One thing the scientists do but we information security bods don't (usually) is to calculate the likely errors associated with their numbers. So, in the snail example, the study might estimate that "There are 2,500 Giant Green Land Snails on the island, with a standard deviation of 850" or "We are 95% certain that the total population of Giant Green Land Snails on the island is between 420 and 735". There are numerous situations in information security in which errors or confidence limits could be calculated statistically from our data, but we very rarely (if ever!) see them in print - for instance, in survey-type studies where there are sufficient people or organizations in the pool for the statistics to work out (and with the right statistics, a surprisingly low minimum sample size may be sufficient, less than the 30 that used to be our rule of thumb).
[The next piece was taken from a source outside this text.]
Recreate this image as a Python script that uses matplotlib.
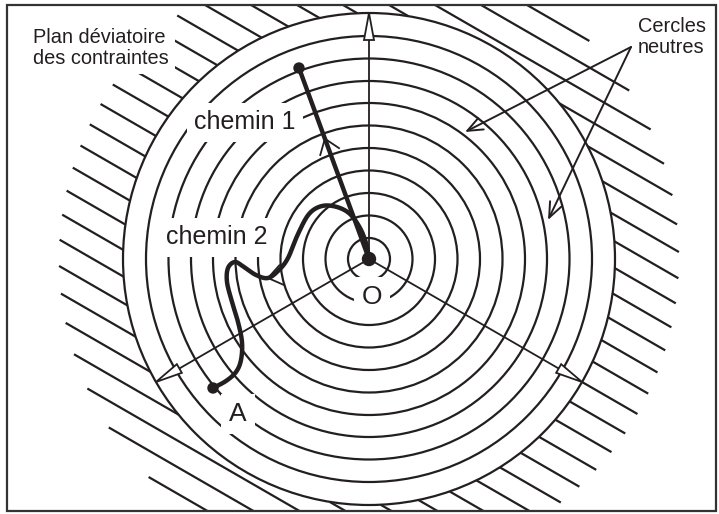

Speaking as a reformed (resting, latent, recuperating, ex-) scientist, current real-world information security practice is largely unscientific, outside of academic studies and journals anyway. Aside from the issue just mentioned, surveys and other data sources rarely explain their methods properly - for instance they may (if we're lucky) mention the sample size, or more often the number of respondents (a different parameter), but seldom are we told exactly how the sample was selected. With vendor-sponsored surveys, there is a distinct possibility that the sampling was far from random (e.g. they surveyed their own customers, who have patently expressed a preference for the vendor's products). Small, stratified and often self-selected samples are the norm, as are implicit or explicit extrapolations to the entire world.
Consequently, for risk analysis purposes, we are often faced with using a bunch of numbers of uncertain vintage and dubious origins, with all manner of biases and constraints. And surprise surprise we are often caught out by invalid assumptions. Ho hum.
PS The snails and birds are pigments of my imagination.